Falling In, and Falling Out
Hyder discovered a passion for American kickboxing after being invited to a gym by friends, who recognised his athletic abilities.
At high school, however, friends encouraged Hyder to pursue American Football.
Initially starting as a running back, Hyder soon realised he had difficulty understanding a sport he didn’t grow up with. As such, he pursued an alternative position – in defence – believing it to be an easier position to understand.
In pursuing a new position, however, Hyder met a friend who introduced him to wrestling.
It was a sport Hyder began winning medals in immediately; shortly after, he also joined a jiu-jitsu gym.
“A year later, I had my first MMA fight” Hyder reveals. “I believe I was 16 or 17 years old“.
The bout was brought to Hyder’s attention on short notice; just two-weeks out. His opponent, however, had a full six-week training camp.
“I fought a grown man” Hyder says. “He was like 21 or 24 at the time, I was like 16-17, and he was chiselled and ripped! We fought full-on MMA rounds, but it was an exhibition match; they didn’t announce who was the winner or loser. We had a really good fight. I slammed him around, I dropped him. I landed way more strikes than him. But he did turn me over at one time and mount me. It was a good fight“.
Events took a turn, however, when Hyder found himself in trouble for fighting in high school. Not only was Hyder expelled, but he was placed in juvenile hall.

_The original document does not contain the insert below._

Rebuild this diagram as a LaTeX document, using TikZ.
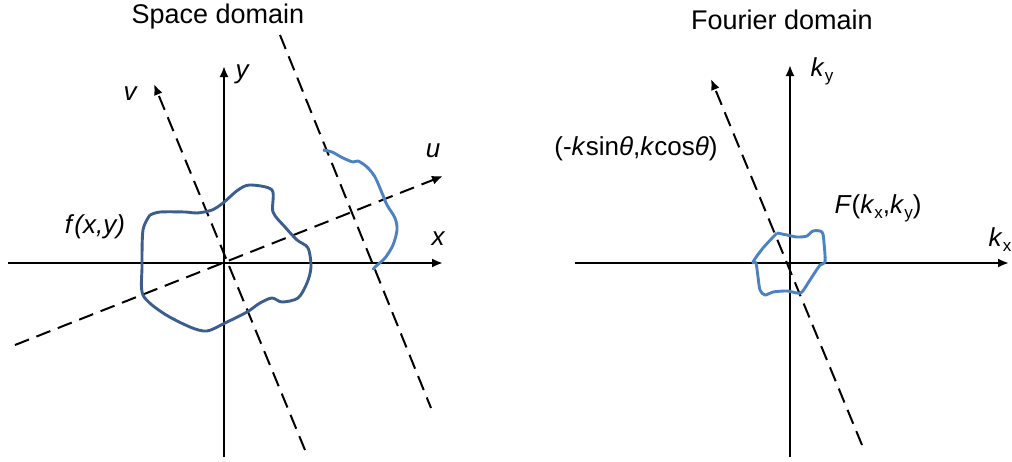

“I felt like I really dishonoured my family” Hyder admits.
With members of his family thriving academically, the experience spurred Hyder to focus on education, rather than fighting.
At 18 years old, Hyder quit MMA.
A Fateful Return
Many years later, after being let go from a comfortable hotel job, Hyder required new employment to continue paying rent.
Having made numerous applications on craigslist, Hyder received an opportunity that preceded his eventual – and unexpected – return to MMA, as he was recruited by El Niño Training Center – the gym of UFC veteran Gilbert Melendez.
“I don’t think I would ever have got started back in MMA if I never got fired from that [hotel] job” Hyder admits. “You know, they say one door closes – one door opens“.
“I was 210lbs at the time; I fight [at] 145 [Ibs] now” Hyder reveals. “210 [Ibs] on my frame is really big. So, I lost 40lbs in two months, [and] started training again“.
“I lost my first amateur fight back, but I’m gonna be honest, I don’t know how I lost that fight” Hyder continues. “[However], I did learn a lot from that. In my eyes, I’ve never been beat – but it says I lost that amateur match“.
“A few bumps on the road there, but now, I’m still undefeated [professionally], and I’m too far in to turn back I would say!” Hyder says. “So, let’s see where this road goes. Now I’m on the Contender Series, [albeit] a little bit older than I wanted to be, but you know what, I think better late than never“.
Hyder’s venture into MMA was never motivated by success, fortune, nor fame; rather, his venture was motivated by wanting to protect his family from the world he knew.
Whilst Hyder walked away from MMA – and fate brought him back – the inspiration, the motivation, and the reason for everything he does will never change.
For Hyder Amil, it always has been – and always will be – for family.
“Whatever is mine, is theirs; whatever is theirs, is theirs. That’s how much I care about them“.
Hyder Amil (7-0) competes August 15th 2023 on Dana White’s Contender Series, against Emrah Sonmez (14-4).
The author wishes to extend his utmost gratitude to Hyder Amil for his time, and making this article possible.